Étendu sur du pain, pur ou mélangé avec du beurre, il formera le meilleur goûter pour les enfants et même pour les grandes personnes.

Voulez-vous un bon chocolat, faites fondre du miel au bain-marie et mélangez-y du cacao en poudre. Le miel est un excellent remède.
Le miel naturel, suc et quintessence des fleurs, pris au moment où la plante est dans toute sa vigueur et la fleur dans toute sa beauté, le miel est le plus universel des remèdes.

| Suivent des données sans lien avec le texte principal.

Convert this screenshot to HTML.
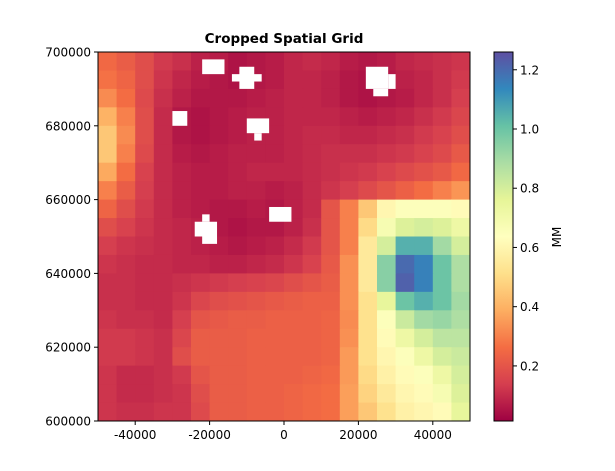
<!DOCTYPE html>
<html><head><meta charset="utf-8"><style>
body{margin:0;background:#fff;}
svg text{font-family:"DejaVu Sans","Liberation Sans",sans-serif;}
</style></head><body>
<svg id="chart" width="615" height="466" xmlns="http://www.w3.org/2000/svg">
<defs><linearGradient id="cbg" x1="0" y1="1" x2="0" y2="0">
<stop offset="0" stop-color="#9e0142"/><stop offset="0.1" stop-color="#d53e4f"/><stop offset="0.2" stop-color="#f46d43"/><stop offset="0.3" stop-color="#fdae61"/><stop offset="0.4" stop-color="#fee08b"/><stop offset="0.5" stop-color="#ffffbf"/><stop offset="0.6" stop-color="#e6f598"/><stop offset="0.7" stop-color="#abdda4"/><stop offset="0.8" stop-color="#66c2a5"/><stop offset="0.9" stop-color="#3288bd"/><stop offset="1" stop-color="#5e4fa2"/>
</linearGradient></defs>
<g id="cells"></g>
<g id="holes"></g>
<rect x="98" y="52" width="372" height="369" fill="none" stroke="#000" stroke-width="1"/>
<g id="axes"></g>
<text x="284" y="43" text-anchor="middle" font-size="13.5" font-weight="bold">Cropped Spatial Grid</text>
<rect x="494" y="52" width="19" height="369" fill="url(#cbg)" stroke="#000" stroke-width="1"/>
<text transform="translate(561,237) rotate(-90)" text-anchor="middle" font-size="12">MM</text>
</svg>
<script>
const xRange=[-50000,50000];
const yRange=[600000,700000];
const xTicks=[-40000,-20000,0,20000,40000];
const yTicks=[600000,620000,640000,660000,680000,700000];
const cbTicks=[0.2,0.4,0.6,0.8,1.0,1.2];
const cbTickLabels=["0.2","0.4","0.6","0.8","1.0","1.2"];
const vRange=[0.014,1.26];
const cellSize=5000;
// rows from top (y=700000) downward, columns from x=-50000
const grid=[
[.25,.22,.18,.13,.11,.08,.07,.05,.06,.07,.09,.10,.09,.07,.06,.07,.09,.10,.11,.12],
[.27,.24,.18,.12,.09,.07,.06,.05,.06,.07,.09,.09,.08,.06,.05,.06,.08,.09,.11,.13],
[.32,.26,.17,.11,.08,.06,.06,.06,.07,.08,.09,.09,.08,.06,.05,.06,.07,.09,.11,.14],
[.40,.30,.18,.10,.06,.05,.06,.07,.08,.08,.09,.09,.09,.08,.07,.08,.09,.11,.13,.16],
[.45,.32,.18,.10,.06,.05,.06,.07,.08,.08,.09,.10,.10,.09,.09,.10,.11,.13,.15,.18],
[.45,.30,.17,.10,.07,.06,.07,.08,.08,.08,.09,.10,.11,.11,.11,.12,.13,.15,.17,.21],
[.38,.26,.15,.10,.08,.07,.07,.08,.09,.09,.09,.10,.11,.12,.13,.15,.17,.19,.21,.25],
[.30,.22,.14,.10,.08,.07,.07,.08,.08,.07,.08,.10,.12,.14,.17,.20,.23,.26,.30,.34],
[.24,.18,.13,.10,.08,.07,.06,.06,.07,.06,.08,.10,.20,.30,.45,.60,.65,.65,.65,.62],
[.18,.15,.12,.10,.09,.08,.06,.05,.06,.06,.08,.11,.20,.30,.50,.68,.78,.80,.78,.72],
[.14,.12,.11,.10,.09,.08,.07,.06,.07,.08,.10,.13,.20,.30,.55,.80,1.05,1.05,.90,.80],
[.12,.11,.10,.10,.09,.09,.08,.08,.09,.10,.12,.15,.21,.33,.55,.95,1.20,1.15,1.00,.88],
[.11,.11,.10,.10,.11,.12,.13,.14,.15,.16,.18,.20,.22,.33,.55,.95,1.22,1.15,1.00,.88],
[.11,.11,.10,.10,.12,.16,.18,.19,.20,.21,.22,.23,.23,.33,.52,.75,1.00,1.05,1.00,.90],
[.12,.11,.11,.10,.14,.20,.21,.22,.22,.23,.23,.23,.24,.32,.52,.65,.82,.90,.92,.88],
[.13,.13,.12,.11,.16,.22,.22,.22,.23,.23,.23,.23,.24,.33,.52,.62,.72,.80,.85,.85],
[.13,.13,.12,.11,.18,.22,.22,.22,.23,.23,.23,.23,.24,.35,.52,.60,.65,.72,.80,.82],
[.12,.10,.10,.11,.13,.20,.22,.22,.23,.23,.23,.24,.25,.35,.50,.58,.62,.65,.72,.80],
[.12,.10,.10,.11,.12,.18,.22,.22,.23,.23,.24,.25,.26,.36,.48,.55,.60,.62,.68,.78],
[.12,.11,.11,.12,.12,.17,.22,.22,.23,.23,.24,.25,.26,.36,.45,.52,.58,.60,.62,.75]
];
// missing-data rectangles [x0,x1,y0,y1]
const holes=[
[-22000,-16000,694000,698000],
[-12000,-8000,690000,696000],[-14000,-6000,692000,694000],
[22000,28000,690000,696000],[28000,30000,690000,694000],[24000,28000,688000,690000],
[-30000,-26000,680000,684000],
[-10000,-4000,678000,682000],[-8000,-6000,676000,678000],
[-4000,2000,654000,658000],
[-22000,-20000,654000,656000],[-24000,-18000,650000,654000],[-22000,-18000,648000,650000]
];
const X0=98,X1=470,Y0=421,Y1=52;
const sx=v=>X0+(v-xRange[0])/(xRange[1]-xRange[0])*(X1-X0);
const sy=v=>Y0-(v-yRange[0])/(yRange[1]-yRange[0])*(Y0-Y1);
const cbY=v=>421-(v-vRange[0])/(vRange[1]-vRange[0])*369;
const stops=["#9e0142","#d53e4f","#f46d43","#fdae61","#fee08b","#ffffbf","#e6f598","#abdda4","#66c2a5","#3288bd","#5e4fa2"].map(h=>[1,3,5].map(i=>parseInt(h.substr(i,2),16)));
function cmap(v){let t=(v-vRange[0])/(vRange[1]-vRange[0]);t=Math.max(0,Math.min(1,t))*10;const i=Math.min(9,Math.floor(t)),f=t-i;const a=stops[i],b=stops[i+1];return `rgb(${a.map((c,k)=>Math.round(c+(b[k]-c)*f)).join(',')})`;}
const NS="http://www.w3.org/2000/svg";
function mk(tag,attrs,parent){const e=document.createElementNS(NS,tag);for(const k in attrs)e.setAttribute(k,attrs[k]);parent.appendChild(e);return e;}
const cells=document.getElementById('cells');
grid.forEach((row,r)=>row.forEach((v,c)=>{
  const x0=xRange[0]+c*cellSize,y1=yRange[1]-r*cellSize;
  const e=mk('rect',{x:sx(x0),y:sy(y1),width:sx(x0+cellSize)-sx(x0)+0.5,height:sy(y1-cellSize)-sy(y1)+0.5,fill:cmap(v)},cells);
  
  
}));
const hg=document.getElementById('holes');
holes.forEach(h=>{
  const e=mk('rect',{x:sx(h[0]),y:sy(h[3]),width:sx(h[1])-sx(h[0]),height:sy(h[2])-sy(h[3]),fill:'#fff'},hg);
  
  
});
const ax=document.getElementById('axes');
xTicks.forEach(t=>{const x=sx(t);
  const l=mk('line',{x1:x,x2:x,y1:421,y2:425,stroke:'#000'},ax);
  
  
  const tx=mk('text',{x:x,y:439,'text-anchor':'middle','font-size':12},ax);tx.textContent=t;
  
  
});
yTicks.forEach(t=>{const y=sy(t);
  const l=mk('line',{x1:94,x2:98,y1:y,y2:y,stroke:'#000'},ax);
  
  
  const tx=mk('text',{x:91,y:y+4.5,'text-anchor':'end','font-size':12},ax);tx.textContent=t;
  
  
});
cbTicks.forEach((t,i)=>{const y=cbY(t);
  const l=mk('line',{x1:513,x2:517,y1:y,y2:y,stroke:'#000'},ax);
  
  
  const tx=mk('text',{x:520,y:y+4.5,'font-size':12},ax);tx.textContent=cbTickLabels[i];
  
  
});
</script>
</body></html>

Éminemment digestif par lui-même, le miel aide encore à la digestion des autres aliments. Ses principes aromatiques, ses acides stimulent les glandes salivaires et par ailleurs le miel n’utilise pas les sucs gastriques. Cette surabondance de salive, de suc gastrique profite à la digestion des autres aliments et entraîne les déchets accumulés dans l’estomac : c’est pourquoi le miel est digestif et quelque peu laxatif. Le miel convient donc tout spécialement dans le cas de gastralgie, de digestion pénible, de constipation.
Le miel est aussi rafraîchissant : il est recommandé dans le cas d’inflammation de l’estomac et des intestins, dans les maladies des reins et de la vessie.
Dans les insomnies : il calme les nerfs et facilite le sommeil. Beaucoup de diabétiques se sont bien trouvés de son emploi.

Enfin, le miel contient du fer et surtout de l’acide formique, cet acide formique tant recommandé de nos jours par les sommités médicales, pour augmenter l’activité et la force du système musculaire comme pour en retarder la fatigue. Cet acide formique, par ailleurs, rend le miel antiseptique : voilà pourquoi le miel combat les mauvaises fermentations des intestins. Antiseptique, rafraîchissant et calmant, le miel forme un excellent onguent pour guérir les blessures, contusions, ulcères, boutons, inflammations. Pour le même motif, le miel est d’une grande efficacité dans l’enrouement, la toux, le rhume, la grippe, l’influenza, la bronchite, l’angine, le catarrhe, l’asthme, les aphtes des enfants.
On peut donc dire que le miel est vraiment un suc bienfaisant, une panacée universelle, déposée par le Créateur dans le calice des fleurs et recueillie pieusement par les abeilles.

Pour être complet, nous devons dire toutefois que l’emploi fréquent de miel ne saurait convenir ni dans le cas de maladie de foie, en raison de son acide formique et parce qu’il pousse à l’engraissement, ni dans le cas de tendance à la congestion cérébrale, parce que le miel est de digestion stomacale et que, par conséquent, son assimilation est rapide, même brutale.